Verweij presented the first two What Design Can Do conferences. Ever since he published his warning in an article on Dezeen, after it appeared earlier in Dutch on ArchiNed, reactions have poured in — both positive and negative.
‘What struck me was that most criticism came from people on the fringes of the profession, people without any formal design education but who still call themselves designers,’ observes Verweij. ‘Design not a protected title, so anyone can call themselves a designer. And its very tempting. Tell people at a party today that you’re a designer and they think you’re a hero. It’s become a hugely popular profession, which is why everybody wants to be part of it.’
What gave you the idea for this piece?
‘It actually took shape like a Christmas pudding, in the sense that it brings together a number of insights that have struck me over time. For instance, I noted that more and more stylists, artists and process managers, all of whom operate on the fringes of the design profession, have started to refer to themselves as designers. Also, the design profession has started to expand into new disciplines such as service design and social design. Over the past five to ten years, all sorts of fields have attached themselves to design. Nothing wrong with that, but it is the reality.

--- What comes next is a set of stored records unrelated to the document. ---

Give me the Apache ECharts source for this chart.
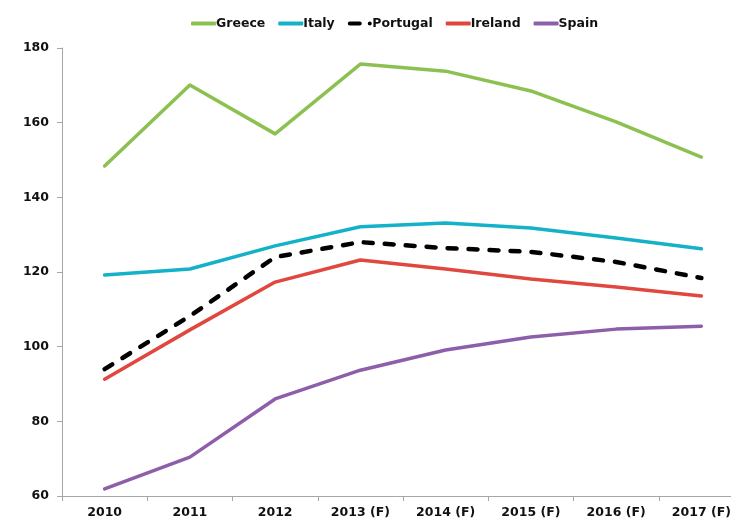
<!DOCTYPE html>
<html>
<head>
<meta charset="utf-8">
<script src="https://cdn.jsdelivr.net/npm/echarts@6/dist/echarts.min.js"></script>
<style>
  html, body { margin: 0; padding: 0; background: #fff; }
  #chart { width: 731px; height: 519px; }
</style>
</head>
<body>
<div id="chart"></div>
<script>
// 横轴年份
const years = ['2010', '2011', '2012', '2013 (F)', '2014 (F)', '2015 (F)', '2016 (F)', '2017 (F)']

// 各国数值
const greece = [148.4, 170.1, 157.0, 175.7, 173.8, 168.5, 160.2, 150.8]
const italy = [119.2, 120.8, 127.0, 132.1, 133.1, 131.8, 129.1, 126.2]
const portugal = [94.0, 108.2, 124.0, 128.0, 126.4, 125.4, 122.7, 118.4]
const ireland = [91.3, 104.5, 117.3, 123.2, 120.8, 118.1, 116.0, 113.6]
const spain = [61.9, 70.4, 86.0, 93.7, 99.1, 102.6, 104.7, 105.5]

const font = 'DejaVu Sans'

const makeLine = (name, data, color, extra) => Object.assign({
    name: name,
    type: 'line',
    data: data,
    symbol: 'none',
    color: color,
    lineStyle: { color: color, width: 3.5, cap: 'round', join: 'round' }
}, extra || {})

const chart = echarts.init(document.getElementById('chart'))

chart.setOption({
    animation: false,
    textStyle: { fontFamily: font },
    legend: {
        top: 12,
        left: 186,
        itemWidth: 25,
        itemHeight: 4,
        itemGap: 13,
        icon: 'roundRect',
        textStyle: { fontFamily: font, fontWeight: 'bold', fontSize: 12.5, color: '#111', padding: [0, 0, 0, -5] },
        data: [
            { name: 'Greece' },
            { name: 'Italy' },
            { name: 'Portugal', icon: 'path://M2,0 H12 A2,2 0 0 1 12,4 H2 A2,2 0 0 1 2,0 Z M22,0 A2,2 0 0 1 22,4 A2,2 0 0 1 22,0 Z' },
            { name: 'Ireland' },
            { name: 'Spain' }
        ]
    },
    // 右侧坐标轴超出画布，与原图一致
    grid: { left: 62, right: -13, top: 48, bottom: 23, outerBoundsMode: 'none', containLabel: false },
    xAxis: {
        type: 'category',
        data: years,
        boundaryGap: true,
        axisLine: { lineStyle: { color: '#a6a6a6', width: 1 } },
        axisTick: { show: true, length: 5, lineStyle: { color: '#a6a6a6' } },
        axisLabel: { color: '#111', fontWeight: 'bold', fontSize: 12.5, margin: 10, interval: 0 }
    },
    yAxis: {
        type: 'value',
        min: 60,
        max: 180,
        interval: 20,
        axisLine: { show: true, lineStyle: { color: '#a6a6a6', width: 1 } },
        axisTick: { show: true, length: 5, lineStyle: { color: '#a6a6a6' } },
        splitLine: { show: false },
        axisLabel: { color: '#111', fontWeight: 'bold', fontSize: 12.5, margin: 13 }
    },
    series: [
        makeLine('Greece', greece, '#8cc152'),
        makeLine('Italy', italy, '#15b1c9'),
        makeLine('Portugal', portugal, '#000000', {
            lineStyle: { color: '#000', width: 4.5, type: [9, 12], cap: 'round', join: 'round' }
        }),
        makeLine('Ireland', ireland, '#e0473f'),
        makeLine('Spain', spain, '#8d5ea9')
    ]
})
</script>
</body>
</html>
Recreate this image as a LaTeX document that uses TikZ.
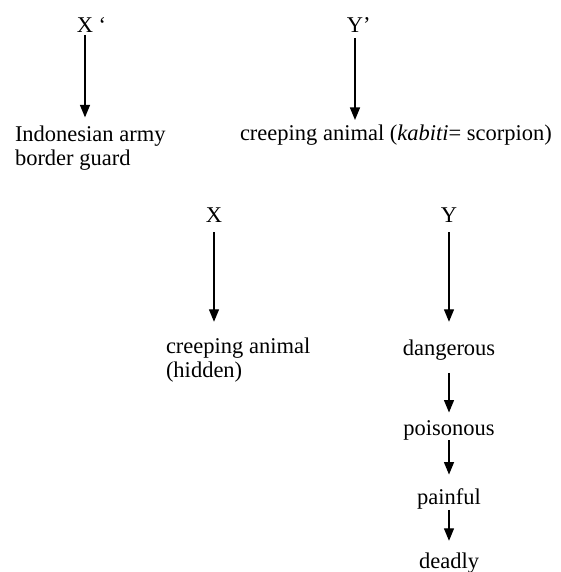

‘At the same time, we attribute more and more to design, and there is a widely held belief that designers can solve all sorts of problems. All at once, everybody’s betting on creativity and creative innovation, in the assumption that the creativity of western man alone can save us. Expectations have never before been this high. The major social questions of our time fall within scope of design.’
And the design community is coming up with solutions, isn’t it?
‘Sure, but what concerns me are the resulting expectations among the public at large. They are why Daan Roosegaarde’s intention to design for the smog problem in Beijing makes the front page of the Volkskrant, the leading daily in the Netherlands. Many design projects, such as the Mine Kafon, or the Sea Chair made of recycled plastic fished out of the seas, are not real solutions at all but simply illustrations of a problem. That, to me, is the work of illustrators. Which is why I doubt whether we designers can live up to expectations.
So the bubble’s about to burst?
‘It’s just like with the economy. If expectations continue to rise while collateral remains unchanged, the whole thing is bound to collapse sooner or later. If we accept that expectations have continued to rise, even though design expertise has remained unchanged, and despite all the expansion into other fields, then we are indeed dealing with a bubble. One of the reactions to my piece put it succinctly: “Design seems to be biting off more than it can chew”.’